Throughout 2019, the Ports of Los Angeles and Long Beach plan multiple public meetings to gain perspective on their updated CAAP, and amplify the findings of the 131-page, December 2018 draft feasibility assessment for drayage trucks.

Varied Reactions to Report

Other interested parties submitted a variety of comments in early 2019 in response to the report.

Build Your Dreams, a maker of class 8 ZE trucks, praised the report's general finding of "strong support among industry stakeholders for the successful implementation of the CAAP goals."

BYD urged that the next feasibility study analyze the difference in benefits from local reductions in emissions from different engine and fuel platforms because "it would be inconsistent with the goals of the current CAAP to not address the environmental benefits and burdens of each engine type to the local San Pedro community."
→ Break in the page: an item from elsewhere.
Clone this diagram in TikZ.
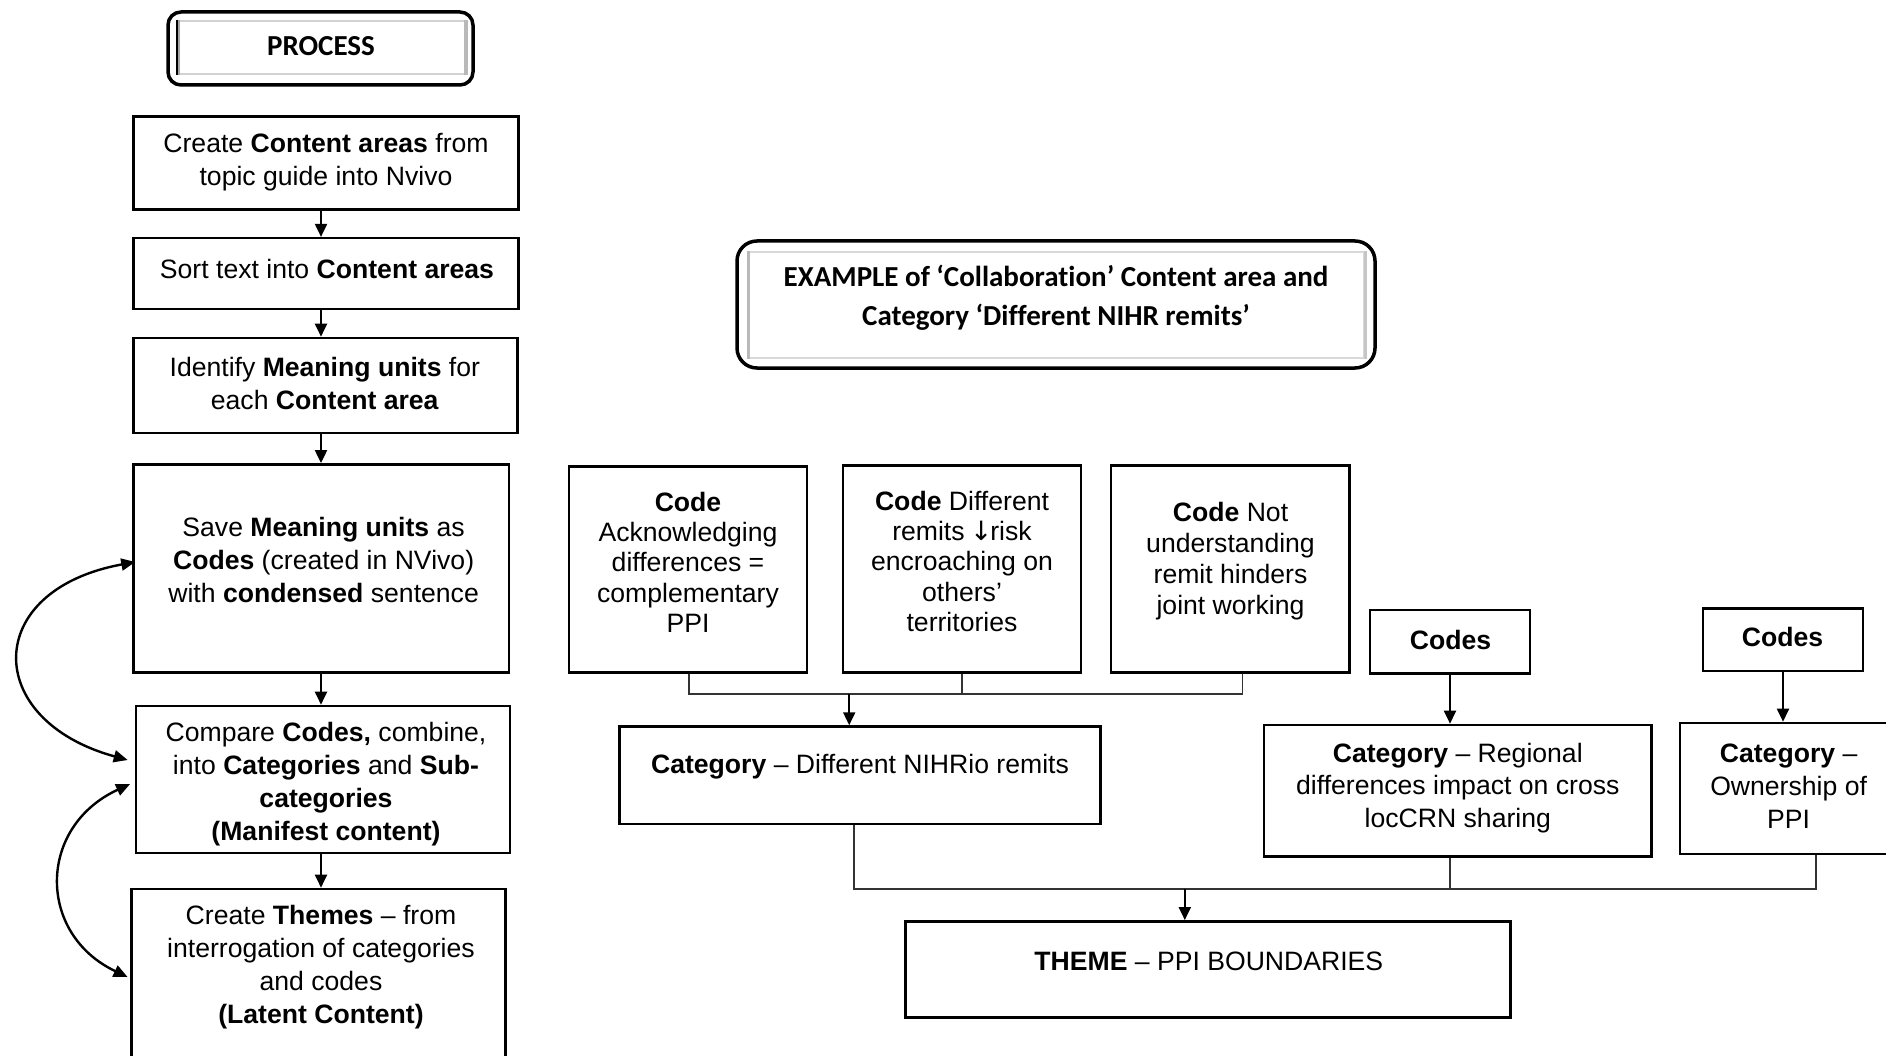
\documentclass[tikz,border=0pt]{standalone}
\usepackage{fontspec}
\setmainfont{Liberation Sans}
\newfontfamily\titlefont[Ligatures=NoCommon]{Carlito}
\newfontfamily\symfont{DejaVu Sans}
\usetikzlibrary{arrows.meta,calc}
\begin{document}
\begin{tikzpicture}[x=1pt,y=-1pt,
  box/.style={draw=black, line width=2.6pt, fill=white, inner sep=0pt, rectangle},
  txt/.style={align=center, inner sep=0pt, yshift=-2.4pt, font=\fontsize{26.6}{33}\selectfont},
  ctxt/.style={align=center, inner sep=0pt, yshift=-2.4pt, font=\fontsize{26.6}{30.4}\selectfont},
  ttl/.style={align=center, inner sep=0pt, font=\titlefont\bfseries\fontsize{29}{38.5}\selectfont},
  arr/.style={line width=2pt, -{Triangle[length=13pt,width=12pt]}},
  joinline/.style={line width=1.3pt, draw=black!80},
  backarr/.style={line width=2.4pt, {Triangle[length=14pt,width=12pt]}-{Triangle[length=14pt,width=12pt]}},
  outerframe/.style={draw=black, line width=3.5pt, fill=white, inner sep=0pt},
  innerframe/.style={draw=gray!35, line width=2pt, fill=white, inner sep=0pt},
]
\clip (0,0) rectangle (1886,1056);

% ---------- PROCESS title ----------
\node[outerframe, rounded corners=13pt, minimum width=305pt, minimum height=73pt] (procout) at (320.5,48.5) {};
\node[innerframe, minimum width=286pt, minimum height=53pt] (procin) at (322,47.5) {};
\draw[gray!70, line width=4pt] (procin.north west) -- (procin.south west);
\draw[black, line width=1.2pt] ($(procin.north west)+(-1,0)$) -- ($(procin.south west)+(-1,0)$);
\draw[gray!55, line width=4pt] (procin.north east) -- (procin.south east);
\node[ttl] (proct) at (321,45.7) {PROCESS};

% ---------- process steps ----------
\node[box, minimum width=385pt, minimum height=92.6pt] (b1) at (326,163) {};
\node[box, minimum width=385pt, minimum height=71pt] (b2) at (326,273.7) {};
\node[box, minimum width=383.7pt, minimum height=95pt] (b3) at (325.4,385.5) {};
\node[box, minimum width=375.3pt, minimum height=208pt] (b4) at (321.2,568.4) {};
\node[box, minimum width=374pt, minimum height=146.8pt] (b5) at (323,779.4) {};
\node[box, minimum width=374pt, minimum height=181pt] (b6) at (318.2,979.5) {};

\node[txt] (b1t) at (326,160) {Create \textbf{Content areas} from\\topic guide into Nvivo};
\node[txt] (b2t) at (327,267) {Sort text into \textbf{Content areas}};
\node[txt] (b3t) at (324.8,381.3) {Identify \textbf{Meaning units} for\\each \textbf{Content area}};
\node[txt] (b4t) at (323.6,557.7) {Save \textbf{Meaning units} as\\\textbf{Codes} (created in NVivo)\\with \textbf{condensed} sentence};
\node[txt] (b5t) at (326,782) {Compare \textbf{Codes,} combine,\\into \textbf{Categories} and \textbf{Sub-}\\\textbf{categories}\\\textbf{(Manifest content)}};
\node[txt] (b6t) at (321,965.2) {Create \textbf{Themes} -- from\\interrogation of categories\\and codes\\\textbf{(Latent Content)}};

\coordinate (ax) at (321,0);
\draw[arr] (b1.south -| ax) -- (b2.north -| ax);
\draw[arr] (b2.south -| ax) -- (b3.north -| ax);
\draw[arr] (b3.south -| ax) -- (b4.north -| ax);
\draw[arr] (b4.south -| ax) -- (b5.north -| ax);
\draw[arr] (b5.south -| ax) -- (b6.north -| ax);

% feedback loops on the left
\draw[backarr] ($(b5.west)+(-7,-19.4)$) .. controls (-18,720) and (-18,590) .. ($(b4.west)+(3,-6.4)$);
\draw[backarr] ($(b5.west)+(-4.6,4.6)$) .. controls (37,827) and (37,934) .. ($(b6.west)+(-2.3,-2.5)$);

% ---------- EXAMPLE title ----------
\node[outerframe, rounded corners=20pt, minimum width=638pt, minimum height=127pt] (exout) at (1056,304.5) {};
\node[innerframe, draw=gray!30, minimum width=615pt, minimum height=106pt] (exin) at (1056.5,305) {};
\draw[gray!55, line width=3pt] (exin.north west) -- (exin.south west);
\draw[gray!45, line width=3pt] (exin.north east) -- (exin.south east);
\node[ttl] (ext) at (1056,298) {EXAMPLE of ‘Collaboration’ Content area and\\Category ‘Different NIHR remits’};

% ---------- codes ----------
\node[box, minimum width=238pt, minimum height=205.7pt] (c1) at (688,569.6) {};
\node[box, minimum width=238pt, minimum height=207pt] (c2) at (962,569) {};
\node[box, minimum width=238.5pt, minimum height=207pt] (c3) at (1230.3,569) {};
\node[box, minimum width=160pt, minimum height=63.6pt] (cA) at (1450,641.8) {};
\node[box, minimum width=160pt, minimum height=62.4pt] (cB) at (1783,639.8) {};

\node[ctxt] (c1t) at (688,559.8) {\textbf{Code}\\Acknowledging\\differences =\\complementary\\PPI};
\node[ctxt] (c2t) at (962,559) {\textbf{Code} Different\\remits {\symfont\kern-2pt↓\kern-2pt}risk\\encroaching on\\others’\\territories};
\node[ctxt, font=\fontsize{26.6}{31}\selectfont] (c3t) at (1230.5,558.7) {\textbf{Code} Not\\understanding\\remit hinders\\joint working};
\node[ctxt] (cAt) at (1450.6,637.5) {\textbf{Codes}};
\node[ctxt] (cBt) at (1782.5,635) {\textbf{Codes}};

% ---------- categories ----------
\node[box, minimum width=481pt, minimum height=97.5pt] (k1) at (860,775.3) {};
\node[box, minimum width=387.4pt, minimum height=131.4pt] (k2) at (1457.7,790.7) {};
\node[box, minimum width=217pt, minimum height=131pt] (k3) at (1788.6,788.5) {};

\node[ctxt] (k1t) at (860,763.8) {\textbf{Category} -- Different NIHRio remits};
\node[ctxt, font=\fontsize{26.6}{32.5}\selectfont] (k2t) at (1457.8,785.4) {\textbf{Category} -- Regional\\differences impact on cross\\locCRN sharing};
\node[ctxt, font=\fontsize{26.6}{33}\selectfont] (k3t) at (1788.6,783.8) {\textbf{Category} --\\Ownership of\\PPI};

% ---------- theme ----------
\node[box, minimum width=605pt, minimum height=96.3pt] (th) at (1208.2,969.5) {};
\node[ctxt] (tht) at (1208.8,958.6) {\textbf{THEME} -- PPI BOUNDARIES};

% codes merge into the first category
\coordinate (j1) at (689,694);
\coordinate (j3) at (1242.5,694);
\coordinate (jm) at (849.2,694);
\draw[joinline] (c1.south -| j1) -- (j1) -- (j3) -- (c3.south -| j3);
\draw[joinline] (c2.south) -- (c2.south |- j1);
\draw[arr] (jm) -- (k1.north -| jm);

\draw[arr] (cA.south) -- (k2.north -| cA.south);
\draw[arr] (cB.south) -- (k3.north -| cB.south);

% categories merge into the theme
\coordinate (m1) at (854,888.9);
\coordinate (m3) at (1816,888.9);
\coordinate (mt) at (1184.8,888.9);
\draw[joinline] (k1.south -| m1) -- (m1) -- (m3) -- (k3.south -| m3);
\draw[joinline] (k2.south -| cA.south) -- (m1 -| cA.south);
\draw[arr] (mt) -- (th.north -| mt);
\end{tikzpicture}
\end{document}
The California Electric Transportation Coalition asserted that the draft assessment's methodology mischaracterizes the overall feasibility of battery-electric drayage trucks and urged that the initial conclusions about the five vehicle categories be revisited before future investment decisions are made.

"It's important for the ports to look at this draft assessment in the context of additional opportunities to electrify, other than the purchase of only commercial technologies," that trade association said.

The California Natural Gas Coalition questioned the feasibility conclusion about the adequacy of natural gas fueling stations in Southern California, contending that there already were dozens of such facilities in place.